OBJECTIVE - Extract the whole listing as it stands. Do not include the pictures.
-- Start --
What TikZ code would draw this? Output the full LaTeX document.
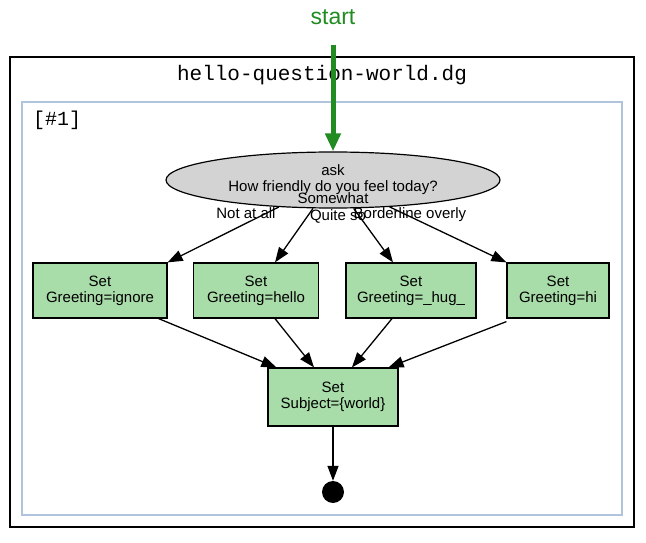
\documentclass[tikz,border=0pt]{standalone}
\usepackage{fontspec}
\setmainfont{Liberation Sans}
\setmonofont{Liberation Mono}
\usetikzlibrary{shapes.geometric, arrows.meta}
\definecolor{setgreen}{RGB}{168,220,168}
\definecolor{askgray}{RGB}{211,211,211}
\definecolor{clusterblue}{RGB}{176,196,222}
\definecolor{startgreen}{RGB}{34,139,34}
\tikzset{
  question/.style={ellipse, draw=black, fill=askgray, line width=1.2pt, minimum width=334pt, minimum height=56pt, inner sep=0, align=center, font=\fontsize{15}{16}\selectfont},
  action/.style={rectangle, draw=black, fill=setgreen, line width=1.2pt, minimum height=55pt, inner sep=0, align=center, font=\fontsize{15}{16}\selectfont},
  final/.style={circle, fill=black, minimum size=22pt, inner sep=0},
  choice/.style={inner sep=0, font=\fontsize{15}{16}\selectfont},
  flow/.style={-{Triangle[length=15pt,width=11pt]}, line width=1.3pt},
  mono/.style={inner sep=0, font=\ttfamily\fontsize{21}{24}\selectfont}
}

\begin{document}
\begin{tikzpicture}[x=1pt, y=-1pt]
  \useasboundingbox (0,0) rectangle (646,543);
  % clusters
  \draw[line width=1.6pt] (10,57) rectangle (634,527);
  \node[mono](title) at (322,75){hello-question-world.dg};
  \draw[clusterblue, line width=1.5pt] (22,102) rectangle (622,515);
  \node[mono, anchor=west, font=\ttfamily\fontsize{20}{24}\selectfont](tag) at (33,120){[\#1]};

  \node[question](ask) at (333,180){ask\\How friendly do you feel today?};
  \node[action, minimum width=134pt](g1) at (100,290.5){Set\\Greeting=ignore};
  \node[action, minimum width=125pt](g2) at (256,290.5){Set\\Greeting=hello};
  \node[action, minimum width=130pt](g3) at (411,290.5){Set\\Greeting=\_hug\_};
  \node[action, minimum width=102pt](g4) at (558,290.5){Set\\Greeting=hi};
  \node[action, minimum width=130pt, minimum height=58pt](subj) at (333,397){Set\\Subject=\{world\}};
  \node[final](done) at (333,492){};

  \draw[flow](ask)--(g1.north east);
  \draw[flow](ask)--([xshift=19pt]g2.north);
  \draw[flow](ask)--([xshift=-18pt]g3.north);
  \draw[flow](ask)--(g4.north west);
  \node[choice](c1) at (246,213){Not at all};
  \node[choice](c2) at (333,198){Somewhat};
  \node[choice](c3) at (338,216){Quite so};
  \node[choice](c4) at (410,215){Borderline overly};

  \draw[flow]([xshift=-9pt]g1.south east)--([xshift=9pt]subj.north west);
  \draw[flow]([xshift=19pt]g2.south)--([xshift=-19pt]subj.north);
  \draw[flow]([xshift=-19pt]g3.south)--([xshift=19pt]subj.north);
  \draw[flow]([yshift=-3pt]g4.south west)--([xshift=-10pt]subj.north east);
  \draw[flow](subj)--(done);

  % entry
  \node[inner sep=0, text=startgreen, font=\fontsize{23}{26}\selectfont](start) at (333,17){start};
  \draw[startgreen, line width=5pt, -{Triangle[length=18pt,width=15pt]}, shorten <=20pt](start)--(ask);
\end{tikzpicture}
\end{document}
-- End --
SOLUTION TO THIS TASK -
What TikZ code would draw this? Output the full LaTeX document.
\documentclass[tikz,border=0pt]{standalone}
\usepackage{fontspec}
\setmainfont{Liberation Sans}
\setmonofont{Liberation Mono}
\usetikzlibrary{shapes.geometric, arrows.meta}
\definecolor{setgreen}{RGB}{168,220,168}
\definecolor{askgray}{RGB}{211,211,211}
\definecolor{clusterblue}{RGB}{176,196,222}
\definecolor{startgreen}{RGB}{34,139,34}
\tikzset{
  question/.style={ellipse, draw=black, fill=askgray, line width=1.2pt, minimum width=334pt, minimum height=56pt, inner sep=0, align=center, font=\fontsize{15}{16}\selectfont},
  action/.style={rectangle, draw=black, fill=setgreen, line width=1.2pt, minimum height=55pt, inner sep=0, align=center, font=\fontsize{15}{16}\selectfont},
  final/.style={circle, fill=black, minimum size=22pt, inner sep=0},
  choice/.style={inner sep=0, font=\fontsize{15}{16}\selectfont},
  flow/.style={-{Triangle[length=15pt,width=11pt]}, line width=1.3pt},
  mono/.style={inner sep=0, font=\ttfamily\fontsize{21}{24}\selectfont}
}

\begin{document}
\begin{tikzpicture}[x=1pt, y=-1pt]
  \useasboundingbox (0,0) rectangle (646,543);
  % clusters
  \draw[line width=1.6pt] (10,57) rectangle (634,527);
  \node[mono](title) at (322,75){hello-question-world.dg};
  \draw[clusterblue, line width=1.5pt] (22,102) rectangle (622,515);
  \node[mono, anchor=west, font=\ttfamily\fontsize{20}{24}\selectfont](tag) at (33,120){[\#1]};

  \node[question](ask) at (333,180){ask\\How friendly do you feel today?};
  \node[action, minimum width=134pt](g1) at (100,290.5){Set\\Greeting=ignore};
  \node[action, minimum width=125pt](g2) at (256,290.5){Set\\Greeting=hello};
  \node[action, minimum width=130pt](g3) at (411,290.5){Set\\Greeting=\_hug\_};
  \node[action, minimum width=102pt](g4) at (558,290.5){Set\\Greeting=hi};
  \node[action, minimum width=130pt, minimum height=58pt](subj) at (333,397){Set\\Subject=\{world\}};
  \node[final](done) at (333,492){};

  \draw[flow](ask)--(g1.north east);
  \draw[flow](ask)--([xshift=19pt]g2.north);
  \draw[flow](ask)--([xshift=-18pt]g3.north);
  \draw[flow](ask)--(g4.north west);
  \node[choice](c1) at (246,213){Not at all};
  \node[choice](c2) at (333,198){Somewhat};
  \node[choice](c3) at (338,216){Quite so};
  \node[choice](c4) at (410,215){Borderline overly};

  \draw[flow]([xshift=-9pt]g1.south east)--([xshift=9pt]subj.north west);
  \draw[flow]([xshift=19pt]g2.south)--([xshift=-19pt]subj.north);
  \draw[flow]([xshift=-19pt]g3.south)--([xshift=19pt]subj.north);
  \draw[flow]([yshift=-3pt]g4.south west)--([xshift=-10pt]subj.north east);
  \draw[flow](subj)--(done);

  % entry
  \node[inner sep=0, text=startgreen, font=\fontsize{23}{26}\selectfont](start) at (333,17){start};
  \draw[startgreen, line width=5pt, -{Triangle[length=18pt,width=15pt]}, shorten <=20pt](start)--(ask);
\end{tikzpicture}
\end{document}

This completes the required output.